▶ _What you should do_: Scan the data below for the string "document". Show every line where it turns up.
======== Data lines ========
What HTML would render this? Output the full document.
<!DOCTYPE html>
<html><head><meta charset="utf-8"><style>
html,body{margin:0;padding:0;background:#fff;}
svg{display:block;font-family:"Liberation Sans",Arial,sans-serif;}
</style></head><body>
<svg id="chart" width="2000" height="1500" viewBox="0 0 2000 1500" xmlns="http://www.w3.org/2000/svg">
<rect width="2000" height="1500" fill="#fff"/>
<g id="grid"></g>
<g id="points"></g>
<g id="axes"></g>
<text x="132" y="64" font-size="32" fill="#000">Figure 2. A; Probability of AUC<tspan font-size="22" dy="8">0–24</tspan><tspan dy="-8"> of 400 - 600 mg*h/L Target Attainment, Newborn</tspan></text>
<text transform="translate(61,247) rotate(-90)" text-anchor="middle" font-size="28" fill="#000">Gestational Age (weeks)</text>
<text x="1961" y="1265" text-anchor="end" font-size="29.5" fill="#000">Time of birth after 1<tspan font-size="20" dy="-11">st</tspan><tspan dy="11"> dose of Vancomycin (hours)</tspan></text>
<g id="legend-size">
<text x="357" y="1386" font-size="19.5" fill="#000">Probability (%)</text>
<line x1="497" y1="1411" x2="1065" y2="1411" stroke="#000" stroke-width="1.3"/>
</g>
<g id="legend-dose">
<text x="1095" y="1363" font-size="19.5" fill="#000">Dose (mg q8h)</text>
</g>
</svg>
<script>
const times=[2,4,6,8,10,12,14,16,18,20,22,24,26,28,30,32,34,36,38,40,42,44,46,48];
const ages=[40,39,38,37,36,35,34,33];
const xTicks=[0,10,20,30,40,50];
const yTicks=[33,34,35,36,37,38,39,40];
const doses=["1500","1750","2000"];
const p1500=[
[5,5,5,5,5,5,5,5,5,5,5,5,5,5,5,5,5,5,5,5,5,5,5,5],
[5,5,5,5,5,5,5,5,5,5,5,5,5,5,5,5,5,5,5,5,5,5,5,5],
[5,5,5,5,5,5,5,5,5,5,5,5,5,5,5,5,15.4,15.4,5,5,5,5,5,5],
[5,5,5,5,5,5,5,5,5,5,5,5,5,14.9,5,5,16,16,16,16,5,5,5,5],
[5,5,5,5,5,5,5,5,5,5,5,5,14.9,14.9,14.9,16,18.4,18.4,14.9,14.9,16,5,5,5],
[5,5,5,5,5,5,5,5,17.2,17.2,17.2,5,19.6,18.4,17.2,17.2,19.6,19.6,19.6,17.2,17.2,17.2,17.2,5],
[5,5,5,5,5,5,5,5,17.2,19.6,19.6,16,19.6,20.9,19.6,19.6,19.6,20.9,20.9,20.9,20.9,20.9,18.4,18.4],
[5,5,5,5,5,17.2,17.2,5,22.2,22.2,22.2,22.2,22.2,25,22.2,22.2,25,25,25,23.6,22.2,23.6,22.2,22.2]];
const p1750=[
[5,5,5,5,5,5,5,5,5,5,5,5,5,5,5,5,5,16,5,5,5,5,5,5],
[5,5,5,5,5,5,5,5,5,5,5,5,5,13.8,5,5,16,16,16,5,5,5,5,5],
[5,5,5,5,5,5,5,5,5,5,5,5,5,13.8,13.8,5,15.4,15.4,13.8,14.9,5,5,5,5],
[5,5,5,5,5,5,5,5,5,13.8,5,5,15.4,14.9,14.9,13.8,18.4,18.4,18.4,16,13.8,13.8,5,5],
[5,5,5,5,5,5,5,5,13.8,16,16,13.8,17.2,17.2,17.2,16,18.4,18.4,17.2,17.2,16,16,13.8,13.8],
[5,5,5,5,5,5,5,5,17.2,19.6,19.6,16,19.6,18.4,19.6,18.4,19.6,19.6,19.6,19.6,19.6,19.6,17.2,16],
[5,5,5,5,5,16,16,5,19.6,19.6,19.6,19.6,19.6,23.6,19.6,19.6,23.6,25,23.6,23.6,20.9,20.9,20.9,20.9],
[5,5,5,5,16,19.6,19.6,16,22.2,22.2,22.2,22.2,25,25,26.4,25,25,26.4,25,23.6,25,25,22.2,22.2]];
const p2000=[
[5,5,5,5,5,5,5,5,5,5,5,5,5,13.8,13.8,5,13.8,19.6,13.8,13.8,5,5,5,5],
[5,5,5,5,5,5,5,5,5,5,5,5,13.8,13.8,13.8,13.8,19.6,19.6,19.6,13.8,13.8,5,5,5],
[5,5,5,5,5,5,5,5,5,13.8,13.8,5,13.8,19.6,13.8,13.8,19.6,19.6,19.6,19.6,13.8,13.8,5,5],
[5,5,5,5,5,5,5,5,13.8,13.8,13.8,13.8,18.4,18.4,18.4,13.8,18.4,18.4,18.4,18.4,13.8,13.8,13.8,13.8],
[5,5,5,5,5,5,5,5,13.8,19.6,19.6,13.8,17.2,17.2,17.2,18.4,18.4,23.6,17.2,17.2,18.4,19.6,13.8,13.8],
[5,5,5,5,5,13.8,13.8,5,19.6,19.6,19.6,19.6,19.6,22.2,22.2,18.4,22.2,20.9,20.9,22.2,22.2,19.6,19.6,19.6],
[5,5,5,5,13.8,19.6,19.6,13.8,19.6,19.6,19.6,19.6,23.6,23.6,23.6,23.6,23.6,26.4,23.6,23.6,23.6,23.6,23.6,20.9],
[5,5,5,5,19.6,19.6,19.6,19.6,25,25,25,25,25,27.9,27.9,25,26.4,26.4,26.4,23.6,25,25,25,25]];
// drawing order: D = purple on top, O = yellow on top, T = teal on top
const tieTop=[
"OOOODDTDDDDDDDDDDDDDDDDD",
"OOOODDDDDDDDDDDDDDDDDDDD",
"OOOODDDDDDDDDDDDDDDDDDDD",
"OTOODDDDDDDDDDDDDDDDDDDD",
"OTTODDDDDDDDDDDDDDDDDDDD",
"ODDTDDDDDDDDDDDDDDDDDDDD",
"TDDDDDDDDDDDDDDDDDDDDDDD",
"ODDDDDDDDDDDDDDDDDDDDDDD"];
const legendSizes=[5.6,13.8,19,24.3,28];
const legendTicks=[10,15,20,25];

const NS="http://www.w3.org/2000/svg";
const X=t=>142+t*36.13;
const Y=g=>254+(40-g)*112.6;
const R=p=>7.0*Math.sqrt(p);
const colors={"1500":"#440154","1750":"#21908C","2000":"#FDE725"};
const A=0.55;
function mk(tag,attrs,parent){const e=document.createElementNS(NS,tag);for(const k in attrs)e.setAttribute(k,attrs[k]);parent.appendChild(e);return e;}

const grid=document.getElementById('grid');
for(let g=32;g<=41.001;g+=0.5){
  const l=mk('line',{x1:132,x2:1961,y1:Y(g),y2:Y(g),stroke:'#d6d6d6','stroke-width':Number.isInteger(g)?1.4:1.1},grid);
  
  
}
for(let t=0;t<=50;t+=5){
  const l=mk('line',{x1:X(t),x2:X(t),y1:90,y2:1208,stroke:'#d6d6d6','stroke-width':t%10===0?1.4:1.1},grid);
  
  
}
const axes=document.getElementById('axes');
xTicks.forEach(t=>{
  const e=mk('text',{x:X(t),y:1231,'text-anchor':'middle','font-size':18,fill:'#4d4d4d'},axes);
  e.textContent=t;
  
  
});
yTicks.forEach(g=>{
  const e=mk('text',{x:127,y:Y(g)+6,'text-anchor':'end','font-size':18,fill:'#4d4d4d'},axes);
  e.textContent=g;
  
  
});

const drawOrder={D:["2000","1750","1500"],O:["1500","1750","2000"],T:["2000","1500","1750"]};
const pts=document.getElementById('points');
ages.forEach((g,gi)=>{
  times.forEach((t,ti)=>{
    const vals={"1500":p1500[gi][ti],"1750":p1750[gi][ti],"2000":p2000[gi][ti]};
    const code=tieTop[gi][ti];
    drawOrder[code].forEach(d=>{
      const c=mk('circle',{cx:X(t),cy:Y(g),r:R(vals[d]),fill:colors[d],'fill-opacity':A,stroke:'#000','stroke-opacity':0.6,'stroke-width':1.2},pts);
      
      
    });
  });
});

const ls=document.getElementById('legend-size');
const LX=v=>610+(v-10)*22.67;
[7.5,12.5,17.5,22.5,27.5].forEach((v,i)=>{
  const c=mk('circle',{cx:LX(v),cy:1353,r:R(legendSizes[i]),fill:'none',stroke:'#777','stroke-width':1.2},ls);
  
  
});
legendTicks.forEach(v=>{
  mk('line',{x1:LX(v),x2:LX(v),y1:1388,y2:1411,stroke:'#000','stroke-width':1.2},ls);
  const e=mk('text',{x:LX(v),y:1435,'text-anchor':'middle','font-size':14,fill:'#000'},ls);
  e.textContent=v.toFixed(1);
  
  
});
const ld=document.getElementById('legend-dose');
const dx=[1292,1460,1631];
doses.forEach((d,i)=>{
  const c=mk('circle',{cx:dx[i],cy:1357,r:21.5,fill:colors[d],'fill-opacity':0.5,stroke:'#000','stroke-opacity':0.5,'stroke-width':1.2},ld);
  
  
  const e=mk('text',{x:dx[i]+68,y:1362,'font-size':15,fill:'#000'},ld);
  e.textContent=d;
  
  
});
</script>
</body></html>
========
▶ _Task result_:
What HTML would render this? Output the full document.
function mk(tag,attrs,parent){const e=document.createElementNS(NS,tag);for(const k in attrs)e.setAttribute(k,attrs[k]);parent.appendChild(e);return e;}
const grid=document.getElementById('grid');
const axes=document.getElementById('axes');
const pts=document.getElementById('points');
const ls=document.getElementById('legend-size');
const ld=document.getElementById('legend-dose');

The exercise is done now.